The UK's fixed-line telecoms industry decreased its year-on-year research and development spending by eight percent in 2009, despite a 513 percent increase in operating profits, according to government research.
The Department for Business, Innovation & Skills's (BIS) 2010 R&D Scoreboard (PDF), the twentieth and last version of the annual publication, was published on Thursday. BIS is scrapping the scoreboard as part of wider government cuts. In the words of science and innovation minister David Willetts, in the introduction to the 2010 report, the publication is no longer necessary because "today's companies better understand the importance of R&D to their long-term success".
The report shows that, despite the global economic downturn being at its worst in 2009, research and development (R&D) investment by the top 1,000 UK R&D-performing companies (the UK1000) was only 0.6 percent lower than in 2008, totalling £25.3bn. This drop was a result of decreased spending by companies in the fixed-line telecommunications, banking and aerospace and defence sectors, the report stated.
In the fixed-line telecoms sector, investment was 48 percent less than its operating profit. Companies in the sector cut R&D spending by just over eight percent — the report pointed out that this closely mirrored the decrease in BT's R&D expenditure — but its operating profits grew by 513 percent. In the same period, sales in this sector fell by 2.7 percent.
The report suggested that the fixed-line and mobile telecoms sectors respectively represented the ninth and fourteenth-largest contributors to R&D in the UK1000 during 2009.
"BT and Vodafone dominated the fixed-line and mobile telecoms sectors," the report stated. "Together, they account for 92.5 percent of the sector total for R&D investment and five percent of overall UK1000 spend.
"Both BT and Vodafone recorded an increase in operating profit in 2009, of 370 percent and 64 percent, respectively," the report added.

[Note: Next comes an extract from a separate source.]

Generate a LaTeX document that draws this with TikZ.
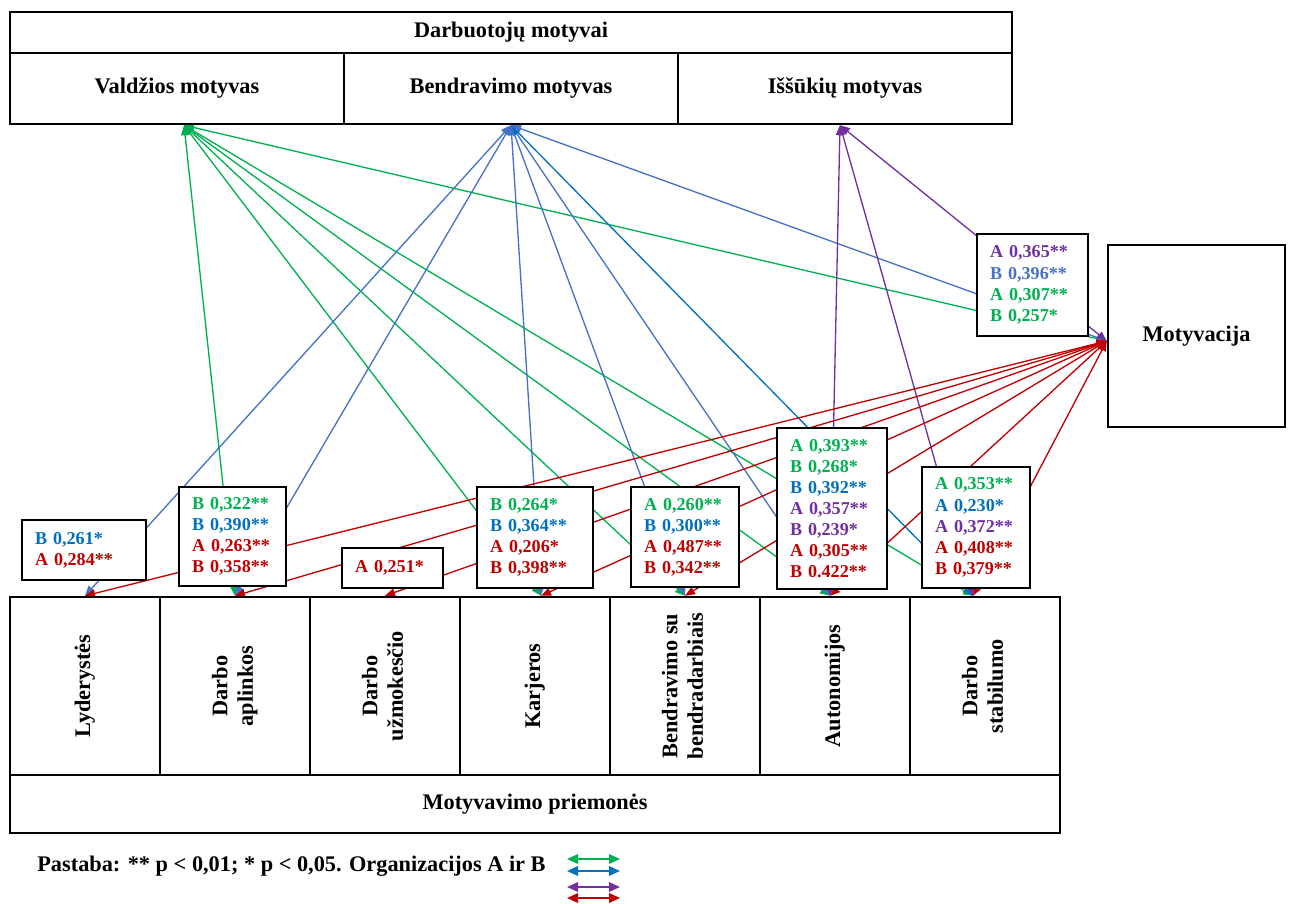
\documentclass[tikz,border=0pt]{standalone}
\usepackage{fontspec}
\setmainfont{Liberation Serif}
\usetikzlibrary{arrows.meta}
\pgfdeclarelayer{bg}
\pgfsetlayers{bg,main}
\definecolor{vgreen}{HTML}{00B050}
\definecolor{vblue}{HTML}{4472C4}
\definecolor{tblue}{HTML}{0070C0}
\definecolor{vpurple}{HTML}{7030A0}
\definecolor{vred}{HTML}{C00000}
\newcommand{\vtext}[1]{\rotatebox{90}{\begin{tabular}{@{}c@{}}#1\end{tabular}}}
\tikzset{
  bar/.style={draw, line width=1.4pt, fill=white, font=\bfseries\fontsize{12.7}{14.6}\selectfont},
  cell/.style={bar, minimum width=3cm, minimum height=3.56cm},
  lab/.style={draw, line width=1pt, fill=white, align=left, inner xsep=0.26cm, inner ysep=0pt,
    font=\bfseries\fontsize{10.3}{12}\selectfont},
  link/.style={line width=0.75pt, {Triangle[length=2mm,width=1.6mm]}-{Triangle[length=2mm,width=1.6mm]}},
  legarrow/.style={line width=1pt, {Triangle[length=2.2mm,width=1.9mm]}-{Triangle[length=2.2mm,width=1.9mm]}},
}

\begin{document}
\begin{tikzpicture}[x=0.02cm, y=-0.02cm]
        \useasboundingbox (0,0) rectangle (1291,903);
        % motyvai
        \node (darb) [bar, minimum width=20.04cm, minimum height=0.82cm] at (511, 32.5) {Darbuotojų motyvai};
        \node (valdz) [bar, minimum width=6.68cm, minimum height=1.42cm] at (177, 88.5) {Valdžios motyvas};
        \node (bendr) [bar, minimum width=6.68cm, minimum height=1.42cm] at (511, 88.5) {Bendravimo motyvas};
        \node (issuk) [bar, minimum width=6.68cm, minimum height=1.42cm] at (845, 88.5) {Iššūkių motyvas};
        \node (mot) [bar, minimum width=3.54cm, minimum height=3.64cm] at (1196.5, 336) {Motyvacija};
        % priemones
        \node (lyd) [cell] at (85, 686) {\vtext{Lyderystės}};
        \node (apl) [cell] at (235, 686) {\vtext{Darbo\\aplinkos}};
        \node (uzm) [cell] at (385, 686) {\vtext{Darbo\\užmokesčio}};
        \node (kar) [cell] at (535, 686) {\vtext{Karjeros}};
        \node (ben) [cell] at (685, 686) {\vtext{Bendravimo su\\bendradarbiais}};
        \node (aut) [cell] at (835, 686) {\vtext{Autonomijos}};
        \node (sta) [cell] at (985, 686) {\vtext{Darbo\\stabilumo}};
        \node (priem) [bar, minimum width=21cm, minimum height=1.16cm] at (535, 804) {Motyvavimo priemonės};
        % koreliacijos
        \node (labLyd) [lab, text width=1.96cm, minimum height=1.2cm] at (84, 550)
                {\textcolor{tblue}{B 0,261*}\\\textcolor{vred}{A 0,284**}};
        \node (labApl) [lab, text width=1.62cm, minimum height=1.98cm] at (232.5, 536.5)
                {\textcolor{vgreen}{B 0,322**}\\\textcolor{tblue}{B 0,390**}\\\textcolor{vred}{A 0,263**}\\\textcolor{vred}{B 0,358**}};
        \node (labUzm) [lab, text width=1.5cm, minimum height=0.8cm] at (392.5, 568)
                {\textcolor{vred}{A 0,251*}};
        \node (labKar) [lab, text width=1.8cm, minimum height=2.02cm] at (535, 537.5)
                {\textcolor{vgreen}{B 0,264*}\\\textcolor{tblue}{B 0,364**}\\\textcolor{vred}{A 0,206*}\\\textcolor{vred}{B 0,398**}};
        \node (labBen) [lab, text width=1.64cm, minimum height=2cm] at (685, 537)
                {\textcolor{vgreen}{A 0,260**}\\\textcolor{tblue}{B 0,300**}\\\textcolor{vred}{A 0,487**}\\\textcolor{vred}{B 0,342**}};
        \node (labAut) [lab, text width=1.68cm, minimum height=3.22cm] at (832, 508.5)
                {\textcolor{vgreen}{A 0,393**}\\\textcolor{vgreen}{B 0,268*}\\\textcolor{tblue}{B 0,392**}\\\textcolor{vpurple}{A 0,357**}\\\textcolor{vpurple}{B 0,239*}\\\textcolor{vred}{A 0,305**}\\\textcolor{vred}{B 0.422**}};
        \node (labSta) [lab, text width=1.64cm, minimum height=2.42cm] at (976, 527.5)
                {\textcolor{vgreen}{A 0,353**}\\\textcolor{tblue}{A 0,230*}\\\textcolor{vpurple}{A 0,372**}\\\textcolor{vred}{A 0,408**}\\\textcolor{vred}{B 0,379**}};
        \node (labMot) [lab, text width=1.7cm, minimum height=2.04cm] at (1032.5, 285)
                {\textcolor{vpurple}{A 0,365**}\\\textcolor{vblue}{B 0,396**}\\\textcolor{vgreen}{A 0,307**}\\\textcolor{vgreen}{B 0,257*}};
        % pastaba
        \node (note) [anchor=west, inner sep=0pt, font=\bfseries\fontsize{12.7}{14.6}\selectfont] at (37, 866)
                {Pastaba: ** p < 0,01; * p < 0,05. Organizacijos A ir B};
        \coordinate (lg1a) at (567, 859); \coordinate (lg1b) at (620, 859);
        \coordinate (lg2a) at (567, 871); \coordinate (lg2b) at (620, 871);
        \coordinate (lg3a) at (567, 887); \coordinate (lg3b) at (620, 887);
        \coordinate (lg4a) at (567, 898); \coordinate (lg4b) at (620, 898);
        \draw [legarrow, vgreen] (lg1a) -- (lg1b);
        \draw [legarrow, tblue] (lg2a) -- (lg2b);
        \draw [legarrow, vpurple] (lg3a) -- (lg3b);
        \draw [legarrow, vred] (lg4a) -- (lg4b);
        \begin{pgfonlayer}{bg}
                % valdzios motyvas
                \draw [link, vgreen] ([xshift=0.14cm]valdz.south) -- (apl.north);
                \draw [link, vgreen] ([xshift=0.14cm]valdz.south) -- ([xshift=0.12cm]kar.north);
                \draw [link, vgreen] ([xshift=0.14cm]valdz.south) -- (ben.north);
                \draw [link, vgreen] ([xshift=0.14cm]valdz.south) -- ([xshift=-0.1cm]aut.north);
                \draw [link, vgreen] ([xshift=0.14cm]valdz.south) -- ([xshift=-0.24cm]sta.north);
                \draw [link, vgreen] ([xshift=0.14cm]valdz.south) -- ([yshift=-0.1cm]mot.west);
                % bendravimo motyvas
                \draw [link, vblue] (bendr.south) -- (lyd.north);
                \draw [link, vblue] (bendr.south) -- (apl.north);
                \draw [link, vblue] (bendr.south) -- ([xshift=0.12cm]kar.north);
                \draw [link, vblue] (bendr.south) -- (ben.north);
                \draw [link, vblue] (bendr.south) -- ([xshift=-0.1cm]aut.north);
                \draw [link, tblue] (bendr.south) -- ([xshift=-0.24cm]sta.north);
                \draw [link, vblue] (bendr.south) -- ([yshift=-0.1cm]mot.west);
                % issukiu motyvas
                \draw [link, vpurple] ([xshift=-0.1cm]issuk.south) -- ([xshift=-0.1cm]aut.north);
                \draw [link, vpurple] ([xshift=-0.1cm]issuk.south) -- ([xshift=-0.24cm]sta.north);
                \draw [link, vpurple] ([xshift=-0.1cm]issuk.south) -- ([yshift=-0.1cm]mot.west);
                % motyvacija
                \draw [link, vred] ([yshift=-0.1cm]mot.west) -- (lyd.north);
                \draw [link, vred] ([yshift=-0.1cm]mot.west) -- (apl.north);
                \draw [link, vred] ([yshift=-0.1cm]mot.west) -- (uzm.north);
                \draw [link, vred] ([yshift=-0.1cm]mot.west) -- ([xshift=0.12cm]kar.north);
                \draw [link, vred] ([yshift=-0.1cm]mot.west) -- (ben.north);
                \draw [link, vred] ([yshift=-0.1cm]mot.west) -- ([xshift=-0.1cm]aut.north);
                \draw [link, vred] ([yshift=-0.1cm]mot.west) -- ([xshift=-0.24cm]sta.north);
        \end{pgfonlayer}
\end{tikzpicture}
\end{document}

The UK software and computer services sector did better than the hardware and equipment sector in 2009, according to the scoreboard. The software and computer services sector invested 115 percent of its profits, while the hardware and equipment sector invested 335 percent of its profits.
"After years of growth, technology hardware and equipment and automobiles and parts suffered a significant decline in R&D investment in 2009," the report noted. "Investment in R&D grew faster than sales only in the software and computer services sector. Sales decreased among automobiles and parts and technology hardware and equipment firms. However, these sectors increased R&D investment over 2008 by nine percent and over two percent, respectively."
According to BIS's figures, there are 152 software and computer companies in the UK1000, which is more than any other sector, but only six of the 74 such companies in the list of the global top 1000 R&D-investing companies (G1000) are from the UK. Globally speaking, the third-top R&D investor is Microsoft, while IBM takes the number 22 spot. The top UK software and computer services company in the G1000 is Sage, at number 337.
"Similarly to 2008, R&D expenditure in the UK software and computer services sector grew more quickly than sales in 2009," the report states. "Of the six companies that invested more than £100m in R&D in this sector, Amdocs is the only one to reduce its R&D spend. However, only Sage and Misys managed to grow sales."